Я попрощался с ним часов в семь вечера. Перед самым сном мне захотелось взглянуть на ночь и я вышел в сад. Мороз крепчал. В чистом небе светила круглая луна, морозная тишина звенела в ушах, глухо потрескивала земля под ногами. Я вздрогнул. «Вырыть яму в каменистой земле и положить человека в такой ледник», — подумал я с ужасом, будто бы в неподвижный от жары июльский полдень умирать легче. Морозные ясные декабрьские ночи часто дарят солнечные дни. Но теперь больному солнце уже было ни к чему. Кровотечения повторялись по нескольку раз в день.
Сон, даже самый короткий, меняет наше представление о времени. Проснувшись ночью, я никак не мог сообразить, который час, меня разбудил какой-то шум, сначала я ничего не мог понять, а когда понял — ужаснулся. Сюда кто-то шел, кто-то большой и неловкий. Перед каждой ступенькой шаги вдруг затихали. Ко мне шел умирающий.

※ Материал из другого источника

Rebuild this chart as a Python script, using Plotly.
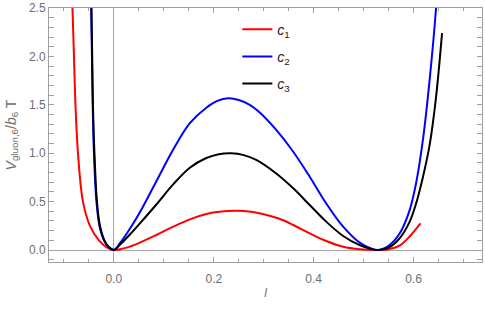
import plotly.graph_objects as go

# ---- data ----
c1_x = [-0.086, -0.083, -0.080, -0.077, -0.072, -0.062, -0.048, -0.030, -0.015, 0.0,
        0.012, 0.032, 0.052, 0.085, 0.119, 0.152, 0.185, 0.215, 0.245, 0.275,
        0.300, 0.330, 0.359, 0.392, 0.425, 0.459, 0.492, 0.527, 0.552, 0.572, 0.592, 0.614]
c1_y = [3.0, 2.5, 2.0, 1.5, 1.0, 0.5, 0.25, 0.10, 0.03, 0.0,
        0.008, 0.035, 0.076, 0.155, 0.241, 0.317, 0.372, 0.397, 0.405, 0.395,
        0.370, 0.325, 0.258, 0.172, 0.093, 0.034, 0.008, 0.0, 0.01, 0.045, 0.14, 0.275]

c2_x = [-0.0462, -0.0455, -0.044, -0.0425, -0.040, -0.035, -0.029, -0.020, -0.011, 0.0,
        0.012, 0.032, 0.052, 0.085, 0.119, 0.152, 0.185, 0.207, 0.229, 0.250, 0.272, 0.292,
        0.325, 0.359, 0.392, 0.425, 0.459, 0.492, 0.515, 0.530, 0.552, 0.572, 0.592, 0.605,
        0.619, 0.632, 0.645, 0.651]
c2_y = [2.9, 2.5, 2.0, 1.5, 1.0, 0.5, 0.25, 0.10, 0.03, 0.0,
        0.07, 0.22, 0.39, 0.71, 1.04, 1.31, 1.47, 1.54, 1.567, 1.55, 1.50, 1.42,
        1.24, 1.015, 0.757, 0.482, 0.241, 0.076, 0.015, 0.0, 0.052, 0.17, 0.41, 0.69,
        1.15, 1.75, 2.5, 3.0]

c3_x = [-0.0455, -0.045, -0.0435, -0.042, -0.039, -0.034, -0.028, -0.019, -0.010, 0.0,
        0.012, 0.032, 0.052, 0.085, 0.119, 0.152, 0.185, 0.210, 0.235, 0.260, 0.285, 0.325,
        0.359, 0.392, 0.425, 0.459, 0.492, 0.515, 0.530, 0.552, 0.572, 0.592, 0.605, 0.619,
        0.632, 0.645, 0.657]
c3_y = [2.8, 2.5, 2.0, 1.5, 1.0, 0.5, 0.25, 0.10, 0.03, 0.0,
        0.055, 0.16, 0.275, 0.47, 0.68, 0.85, 0.95, 0.99, 1.0, 0.98, 0.93, 0.79,
        0.637, 0.465, 0.293, 0.145, 0.05, 0.01, 0.0, 0.03, 0.12, 0.29, 0.48, 0.76,
        1.08, 1.58, 2.24]

names = ["<i>c</i><sub>1</sub>", "<i>c</i><sub>2</sub>", "<i>c</i><sub>3</sub>"]
colors = ["#ff0000", "#0000ff", "#000000"]
series = [(c1_x, c1_y), (c2_x, c2_y), (c3_x, c3_y)]

x_range = [-0.130, 0.737]
y_range = [-0.124, 2.5]

fig = go.Figure()
for i, ((xs, ys), nm, col) in enumerate(zip(series, names, colors)):
    fig.add_trace(go.Scatter(x=xs, y=ys, mode="lines", name=nm, legendgroup=f"g{i}",
                             line=dict(color=col, width=2, shape="spline", smoothing=1.0)))
# empty helper trace so the tick-only overlay axis is drawn
fig.add_trace(go.Scatter(x=[], y=[], xaxis="x2", showlegend=False, hoverinfo="skip"))

frame = "#a0a0a0"
tickfont = dict(family="Liberation Sans, Arial, sans-serif", size=12, color="#6e6e6e")

fig.update_layout(
    width=485, height=311,
    margin=dict(l=49, r=3, t=8, b=49),
    paper_bgcolor="white", plot_bgcolor="white",
    showlegend=True,
    legend=dict(x=0.435, y=0.978, xanchor="left", yanchor="top", tracegroupgap=6,
                bgcolor="rgba(0,0,0,0)", itemwidth=30,
                font=dict(family="Liberation Sans, Arial, sans-serif", size=14, color="#222222")),
    xaxis=dict(range=x_range, showgrid=False, tick0=0, dtick=0.2, tickformat=".1f",
               ticks="outside", ticklen=6, tickcolor="rgba(0,0,0,0)", showline=True,
               linecolor=frame, linewidth=1, mirror=True, tickfont=tickfont, automargin=False,
               zeroline=True, zerolinecolor="#a6a6a6", zerolinewidth=1,
               title=dict(text="<i>l</i>", font=tickfont, standoff=3)),
    xaxis2=dict(range=x_range, overlaying="x", side="bottom", showgrid=False, tick0=0,
                dtick=0.2, ticks="inside", ticklen=5, tickcolor=frame, showline=False,
                mirror="allticks", showticklabels=False, zeroline=False, automargin=False,
                minor=dict(dtick=0.05, ticks="inside", ticklen=3, tickcolor=frame,
                           showgrid=False)),
    yaxis=dict(range=y_range, showgrid=False, tick0=0, dtick=0.5, tickformat=".1f",
               ticks="inside", ticklen=5, tickcolor=frame, showline=True, linecolor=frame,
               linewidth=1, mirror="allticks", tickfont=tickfont, automargin=False,
               zeroline=True, zerolinecolor="#a6a6a6", zerolinewidth=1,
               minor=dict(dtick=0.1, ticks="inside", ticklen=3, tickcolor=frame, showgrid=False),
               title=dict(text="<i>V</i><sub>gluon,6</sub>/<i>b</i><sub>6</sub> T",
                          font=dict(family="Liberation Sans, Arial, sans-serif", size=14,
                                    color="#6e6e6e"), standoff=9)),
)

fig.write_html("out.html", post_script="document.body.style.margin='0';",
               config={"displayModeBar": False})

А когда в залитых лунным светом дверях появился знакомый силуэт, у меня сжалось сердце. Иоэль был в пальто, поспешно накинутом на нижнее белье, в надетых на босу ногу сваливающихся незашнурованных ботинках. Он дрожал и стучал зубами, и с минуту в ночной комнате, залитой каким-то призрачным светом, стук его зубов был единственным звуком.

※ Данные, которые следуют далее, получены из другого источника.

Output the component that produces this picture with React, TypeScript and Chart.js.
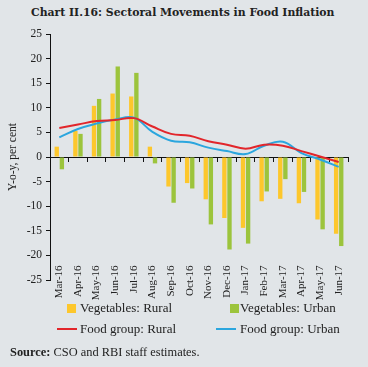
import React, { useEffect, useRef } from "react";
import { Chart, registerables } from "chart.js";
Chart.register(...registerables);

const categories = ["Mar-16", "Apr-16", "May-16", "Jun-16", "Jul-16", "Aug-16", "Sep-16", "Oct-16", "Nov-16", "Dec-16", "Jan-17", "Feb-17", "Mar-17", "Apr-17", "May-17", "Jun-17"];
const vegRural = [2.1, 5.3, 10.4, 12.9, 12.3, 2.1, -6.0, -5.3, -8.6, -12.4, -14.4, -9.0, -8.5, -9.4, -12.7, -15.6];
const vegUrban = [-2.5, 4.7, 11.8, 18.4, 17.1, -1.3, -9.3, -6.4, -13.7, -18.8, -17.6, -7.0, -4.5, -7.1, -14.7, -18.1];
const foodRural = [5.9, 6.6, 7.3, 7.5, 7.9, 6.2, 4.7, 4.3, 3.2, 2.5, 1.7, 2.5, 2.3, 1.2, 0.1, -1.0];
const foodUrban = [4.0, 5.7, 6.8, 7.6, 8.0, 5.1, 3.3, 3.0, 1.9, 1.2, 0.6, 2.3, 3.1, 0.8, -0.5, -2.0];
const yMin = -25;
const yMax = 25;
const yStep = 5;

const SERIF = "'Liberation Serif', 'DejaVu Serif', serif";
const TITLE_SERIF = "'DejaVu Serif', 'Liberation Serif', serif";
const BG = "#e1e5e8";
const ORANGE = "#fdc72c";
const GREEN = "#9cc43c";
const RED = "#e2262b";
const BLUE = "#2ba6de";

export default function App() {
  const ref = useRef<HTMLCanvasElement | null>(null);
  useEffect(() => {
    if (!ref.current) return;
    const chart = new Chart(ref.current, {
      type: "bar",
      data: {
        labels: categories,
        datasets: [
          { type: "line", label: "Food group: Rural", data: foodRural, borderColor: RED, backgroundColor: RED, borderWidth: 2, pointRadius: 0, tension: 0.4, order: 0 } as any,
          { type: "line", label: "Food group: Urban", data: foodUrban, borderColor: BLUE, backgroundColor: BLUE, borderWidth: 2, pointRadius: 0, tension: 0.4, order: 0 } as any,
          { label: "Vegetables: Rural", data: vegRural, backgroundColor: ORANGE, categoryPercentage: 0.55, barPercentage: 0.85, order: 1 },
          { label: "Vegetables: Urban", data: vegUrban, backgroundColor: GREEN, categoryPercentage: 0.55, barPercentage: 0.85, order: 1 },
        ],
      },
      options: {
        animation: false,
        responsive: false,
        maintainAspectRatio: false,
        layout: { padding: { left: 0, top: 34, right: 20, bottom: 87 } },
        plugins: { legend: { display: false }, tooltip: { enabled: false } },
        scales: {
          x: {
            type: "category",
            position: { y: -20 } as any,
            offset: true,
            grid: { display: false },
            border: { display: false },
            ticks: {
              autoSkip: false,
              minRotation: 90,
              maxRotation: 90,
              padding: 2,
              color: "#222",
              font: { family: SERIF, size: 11 },
            },
          },
          x0: {
            type: "category",
            axis: "x",
            position: { y: 0 } as any,
            offset: true,
            grid: { display: true, drawOnChartArea: false, drawTicks: true, tickLength: 4, color: "#111", offset: true },
            border: { display: true, color: "#111", width: 1 },
            ticks: { display: false },
          } as any,
          y: {
            min: yMin,
            max: yMax,
            afterFit: (s: any) => { s.width = 50; },
            ticks: { stepSize: yStep, padding: 4, color: "#222", font: { family: SERIF, size: 11.5 } },
            grid: { display: true, drawOnChartArea: false, drawTicks: true, tickLength: 4, color: "#111" },
            border: { display: true, color: "#111", width: 1 },
            title: { display: true, text: "Y-o-y, per cent", color: "#222", font: { family: SERIF, size: 11.5 }, padding: { top: 6, bottom: 0 } },
          },
        },
      },
    });
    return () => chart.destroy();
  }, []);

  const legendText: React.CSSProperties = { position: "absolute", fontFamily: SERIF, fontSize: 13, color: "#222", whiteSpace: "nowrap", lineHeight: "14px" };
  return (
    <div style={{ position: "absolute", left: 0, top: 0, width: 368, height: 367, background: BG, overflow: "hidden" }}>
      <div style={{ position: "absolute", left: 31, top: 6, fontFamily: TITLE_SERIF, fontWeight: "bold", fontSize: 10.85, color: "#222", whiteSpace: "nowrap" }}>
        Chart II.16: Sectoral Movements in Food Inflation
      </div>
      <canvas ref={ref} width={368} height={367} style={{ position: "absolute", left: 0, top: 0, width: 368, height: 367 }} />
      <div style={{ position: "absolute", left: 67, top: 304, width: 9, height: 9, background: ORANGE }} />
      <div style={{ ...legendText, left: 80, top: 301 }}>Vegetables: Rural</div>
      <div style={{ position: "absolute", left: 230, top: 304, width: 9, height: 9, background: GREEN }} />
      <div style={{ ...legendText, left: 240, top: 301 }}>Vegetables: Urban</div>
      <div style={{ position: "absolute", left: 57, top: 328, width: 20, height: 2, background: RED }} />
      <div style={{ ...legendText, left: 80, top: 322 }}>Food group: Rural</div>
      <div style={{ position: "absolute", left: 216, top: 328, width: 20, height: 2, background: BLUE }} />
      <div style={{ ...legendText, left: 240, top: 322 }}>Food group: Urban</div>
      <div style={{ position: "absolute", left: 10, top: 345, fontFamily: SERIF, fontSize: 12.4, color: "#222", whiteSpace: "nowrap" }}>
        <b>Source:</b> CSO and RBI staff estimates.
      </div>
    </div>
  );
}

Когда я подбежал к больному, он судорожно схватил меня за локоть. Глаза его, казалось, вот-вот выскочат из орбит, голос был хриплый и прерывистый.
— Послушай, — прохрипел он, — я умираю. Я шлю свой привет борющемуся пролетариату Испании. Слышишь? Последний привет от Иоэля Филюта, товарища из Польши…
Я смотрел на его лицо, озаренное луной, оно казалось каким-то чужим. Лицо Иоэля не сохранило ни одной знакомой черты: это была уже маска.
Его рукопожатие стало слабее. С минуту мы стояли словно парализованные. Потом он поднес к стиснутым губам руку, в которой держал платок, и я увидел тоненькую струйку крови. Но пламя, последнее пламя, предназначенное для общего костра, еще долго догорало в глазах умирающего.
Прекрасней, чем он, не умирал в ту ночь в Мадриде ни один солдат.
Этим поручением душа Иоэля закончила свое существование. Но тело его еще жило несколько часов. Неожиданно приехали врач в очках с птичьим лицом и мой Северин. Был как раз канун рождества, и варшавяне решили весело отметить праздник в здешнем пансионате, где все было для этого готово. Кроме них, приехала еще орава гостей — все живые, веселые, исполненные радости бытия. Они уже заранее радовались предстоящим праздникам. Юзефув ожил, он стал снова летним, разумеется в переносном смысле этого слова. Тем страшней казалась судьба Иоэля. Мои гости приехали в час его кончины.
В праздничный, морозный, солнечный день мы копали окаменевшую землю, чтобы предать земле высохшее, пожелтевшее, измученное тело.
Я пишу об этом во Львове в 1940 году, вдали от родины. Среди нас много таких, у кого при одном только слове «Юзефув» на глаза набегают слезы. Их гнетет тоска, причин для нее много. Я не плачу вместе с ними. Но как же мне не думать об этой ровной, как доска, уродливой, как улица Пшескок, дачной местности, если в памяти моей пейзаж ее неотделим от человека, который на моих глазах шел по земле обетованной?